* START PROVIDED DATA *

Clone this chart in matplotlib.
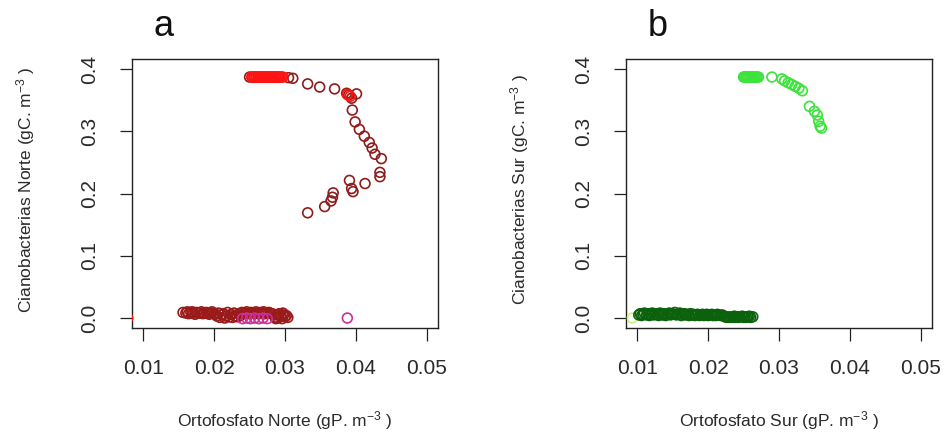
import matplotlib
matplotlib.use("Agg")
import matplotlib.pyplot as plt

plt.rcParams['font.family'] = ['Liberation Sans', 'DejaVu Sans']
plt.rcParams['mathtext.fontset'] = 'custom'
plt.rcParams['mathtext.rm'] = 'Liberation Sans'
plt.rcParams['mathtext.default'] = 'regular'

# ---- data ----
x_ticks = [0.01, 0.02, 0.03, 0.04, 0.05]
y_ticks = [0.0, 0.1, 0.2, 0.3, 0.4]
x_tick_labels = ['0.01', '0.02', '0.03', '0.04', '0.05']
y_tick_labels = ['0.0', '0.1', '0.2', '0.3', '0.4']

# panel a (Norte)
norte_red_x = [0.0253, 0.0254, 0.0256, 0.0257, 0.0259, 0.0260, 0.0262, 0.0263, 0.0265, 0.0266,
               0.0268, 0.0269, 0.0271, 0.0272, 0.0274, 0.0275, 0.0277, 0.0278, 0.0280, 0.0281,
               0.0283, 0.0284, 0.0286, 0.0287, 0.0289, 0.0290, 0.0292, 0.0293, 0.0295, 0.0297,
               0.0388, 0.0392, 0.0078]
norte_red_y = [0.387, 0.387, 0.387, 0.387, 0.387, 0.387, 0.387, 0.387, 0.387, 0.387,
               0.387, 0.387, 0.387, 0.387, 0.387, 0.387, 0.387, 0.387, 0.387, 0.387,
               0.387, 0.387, 0.387, 0.387, 0.387, 0.387, 0.387, 0.387, 0.387, 0.387,
               0.359, 0.356, 0.000]

norte_curve_x = [0.0250, 0.0305, 0.0311, 0.0332, 0.0349, 0.0370, 0.0387, 0.0390, 0.0401, 0.0394,
                 0.0395, 0.0399, 0.0405, 0.0412, 0.0419, 0.0423, 0.0427, 0.0436, 0.0434, 0.0434,
                 0.0391, 0.0413, 0.0394, 0.0396, 0.0368, 0.0367, 0.0365, 0.0356, 0.0332]
norte_curve_y = [0.387, 0.386, 0.385, 0.376, 0.371, 0.368, 0.361, 0.358, 0.360, 0.353,
                 0.334, 0.315, 0.303, 0.292, 0.282, 0.273, 0.263, 0.256, 0.234, 0.227,
                 0.221, 0.216, 0.208, 0.203, 0.201, 0.194, 0.188, 0.179, 0.169]

norte_band_x = [0.0156, 0.0160, 0.0162, 0.0164, 0.0167, 0.0169, 0.0171, 0.0173, 0.0175, 0.0178,
                0.0180, 0.0182, 0.0184, 0.0186, 0.0189, 0.0191, 0.0193, 0.0195, 0.0197, 0.0200,
                0.0202, 0.0204, 0.0206, 0.0208, 0.0211, 0.0213, 0.0215, 0.0217, 0.0219, 0.0222,
                0.0224, 0.0226, 0.0228, 0.0230, 0.0233, 0.0235, 0.0237, 0.0239, 0.0241, 0.0244,
                0.0246, 0.0248, 0.0250, 0.0252, 0.0255, 0.0257, 0.0259, 0.0261, 0.0263, 0.0266,
                0.0268, 0.0270, 0.0272, 0.0274, 0.0277, 0.0279, 0.0281, 0.0284, 0.0286, 0.0288,
                0.0290, 0.0292, 0.0294, 0.0296, 0.0298, 0.0300, 0.0302, 0.0304, 0.0287, 0.0297]
norte_band_y = [0.009, 0.008, 0.010, 0.007, 0.009, 0.010, 0.008, 0.006, 0.009, 0.008,
                0.008, 0.010, 0.007, 0.008, 0.009, 0.008, 0.006, 0.008, 0.010, 0.007,
                0.006, 0.003, 0.008, 0.001, 0.005, 0.007, 0.000, 0.003, 0.009, 0.002,
                0.006, 0.001, 0.008, 0.003, 0.002, 0.007, 0.004, 0.009, 0.007, 0.008,
                0.010, 0.007, 0.008, 0.009, 0.008, 0.007, 0.010, 0.008, 0.007, 0.009,
                0.008, 0.010, 0.007, 0.008, 0.009, 0.008, 0.007, 0.006, 0.001, 0.005,
                0.000, 0.007, 0.003, -0.001, 0.005, 0.002, 0.004, 0.001, -0.001, 0.008]

norte_magenta_x = [0.0240, 0.0246, 0.0251, 0.0257, 0.0263, 0.0269, 0.0275, 0.0388]
norte_magenta_y = [-0.001, 0.000, -0.001, 0.000, -0.001, 0.000, -0.001, 0.000]

# panel b (Sur)
sur_light_x = [0.0250, 0.0251, 0.0253, 0.0254, 0.0256, 0.0257, 0.0259, 0.0260, 0.0262, 0.0263,
               0.0265, 0.0266, 0.0268, 0.0269, 0.0271,
               0.0290, 0.0304, 0.0308, 0.0313, 0.0318, 0.0323, 0.0328, 0.0333,
               0.0343, 0.0350, 0.0354, 0.0356, 0.0358, 0.0360]
sur_light_y = [0.387, 0.387, 0.387, 0.387, 0.387, 0.387, 0.387, 0.387, 0.387, 0.387,
               0.387, 0.387, 0.387, 0.387, 0.387,
               0.387, 0.384, 0.381, 0.378, 0.375, 0.372, 0.369, 0.365,
               0.340, 0.332, 0.326, 0.316, 0.308, 0.305]

sur_pale_x = [0.0093]
sur_pale_y = [0.000]

sur_band_x = [0.0102, 0.0104, 0.0106, 0.0108, 0.0110, 0.0113, 0.0115, 0.0117, 0.0119, 0.0121,
              0.0123, 0.0125, 0.0128, 0.0130, 0.0132, 0.0134, 0.0136, 0.0138, 0.0140, 0.0143,
              0.0145, 0.0147, 0.0149, 0.0151, 0.0153, 0.0155, 0.0158, 0.0160, 0.0162, 0.0164,
              0.0166, 0.0168, 0.0170, 0.0173, 0.0175, 0.0177, 0.0179, 0.0181, 0.0183, 0.0185,
              0.0188, 0.0190, 0.0192, 0.0194, 0.0196, 0.0198, 0.0200, 0.0203, 0.0205, 0.0207,
              0.0209, 0.0211, 0.0213, 0.0215, 0.0218, 0.0220, 0.0222, 0.0224, 0.0226, 0.0228,
              0.0230, 0.0233, 0.0235, 0.0237, 0.0239, 0.0241, 0.0243, 0.0245, 0.0248, 0.0250,
              0.0252, 0.0254, 0.0256, 0.0258, 0.0260, 0.0263]
sur_band_y = [0.005, 0.007, 0.004, 0.006, 0.008, 0.005, 0.007, 0.004, 0.006, 0.008,
              0.005, 0.007, 0.006, 0.004, 0.008, 0.006, 0.005, 0.007, 0.004, 0.006,
              0.008, 0.005, 0.007, 0.006, 0.009, 0.005, 0.006, 0.008, 0.004, 0.006,
              0.007, 0.005, 0.006, 0.004, 0.007, 0.005, 0.006, 0.004, 0.005, 0.006,
              0.004, 0.005, 0.006, 0.004, 0.005, 0.006, 0.004, 0.005, 0.006, 0.004,
              0.005, 0.004, 0.006, 0.005, 0.004, 0.005, 0.003, 0.002, 0.001, 0.002,
              0.001, 0.002, 0.001, 0.003, 0.001, 0.002, 0.001, 0.002, 0.003, 0.001,
              0.002, 0.001, 0.002, 0.003, 0.001, 0.002]

panels = [
    {
        'tag': 'a',
        'xlabel': r'Ortofosfato Norte (gP. m$^{-3}$ )',
        'ylabel': r'Cianobacterias Norte (gC. m$^{-3}$ )',
        'series': [
            (norte_band_x, norte_band_y, '#9a1a1a'),
            (norte_curve_x, norte_curve_y, '#8e1c1c'),
            (norte_red_x, norte_red_y, '#ff1414'),
            (norte_magenta_x, norte_magenta_y, '#cc2f99'),
        ],
    },
    {
        'tag': 'b',
        'xlabel': r'Ortofosfato Sur (gP. m$^{-3}$ )',
        'ylabel': r'Cianobacterias Sur (gC. m$^{-3}$ )',
        'series': [
            (sur_pale_x, sur_pale_y, '#c8f57a'),
            (sur_band_x, sur_band_y, '#0c620c'),
            (sur_light_x, sur_light_y, '#3be33b'),
        ],
    },
]

W, H = 945, 432
fig = plt.figure(figsize=(W / 100, H / 100), dpi=100)

box_left = [132, 626]
box_w, box_top, box_bottom = 306, 59, 328

for i, p in enumerate(panels):
    l = box_left[i]
    ax = fig.add_axes([l / W, 1 - box_bottom / H, box_w / W, (box_bottom - box_top) / H])
    for xs, ys, col in p['series']:
        ax.scatter(xs, ys, s=50, facecolors='none', edgecolors=col, linewidths=1.2, zorder=3)
    ax.set_xlim(0.0084, 0.0516)
    ax.set_ylim(-0.016, 0.416)
    ax.set_xticks(x_ticks)
    ax.set_xticklabels(x_tick_labels, fontsize=15, color='#2a2a2a')
    ax.set_yticks(y_ticks)
    ax.set_yticklabels(y_tick_labels, fontsize=15, color='#2a2a2a', rotation=90, va='center')
    ax.tick_params(axis='both', direction='out', length=9, width=0.9, color='#222222')
    ax.tick_params(axis='x', pad=13)
    ax.tick_params(axis='y', pad=15)
    for sp in ax.spines.values():
        sp.set_linewidth(1.0)
        sp.set_color('#222222')

    cx = l + box_w / 2
    fig.text(cx / W, 1 - 421 / H, p['xlabel'], fontsize=12.5, color='#2a2a2a',
             ha='center', va='center')
    fig.text((l - 106) / W, 1 - 190 / H, p['ylabel'], fontsize=12.5, color='#2a2a2a',
             rotation=90, ha='center', va='center')
    fig.text((l + 32) / W, 1 - 27 / H, p['tag'], fontsize=26, color='#111111',
             ha='center', va='center')

fig.savefig('out.png', dpi=100)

* END PROVIDED DATA *

§ GIVEN REQUEST
Leave the pictures out and reproduce exactly the lines from the top of the listing above through the line with "y_tick_labels = ['0.0', '0.1', '0.2', '0.3', '0.4']".

§ RIGHT ANSWER
Clone this chart in matplotlib.
import matplotlib
matplotlib.use("Agg")
import matplotlib.pyplot as plt

plt.rcParams['font.family'] = ['Liberation Sans', 'DejaVu Sans']
plt.rcParams['mathtext.fontset'] = 'custom'
plt.rcParams['mathtext.rm'] = 'Liberation Sans'
plt.rcParams['mathtext.default'] = 'regular'

# ---- data ----
x_ticks = [0.01, 0.02, 0.03, 0.04, 0.05]
y_ticks = [0.0, 0.1, 0.2, 0.3, 0.4]
x_tick_labels = ['0.01', '0.02', '0.03', '0.04', '0.05']
y_tick_labels = ['0.0', '0.1', '0.2', '0.3', '0.4']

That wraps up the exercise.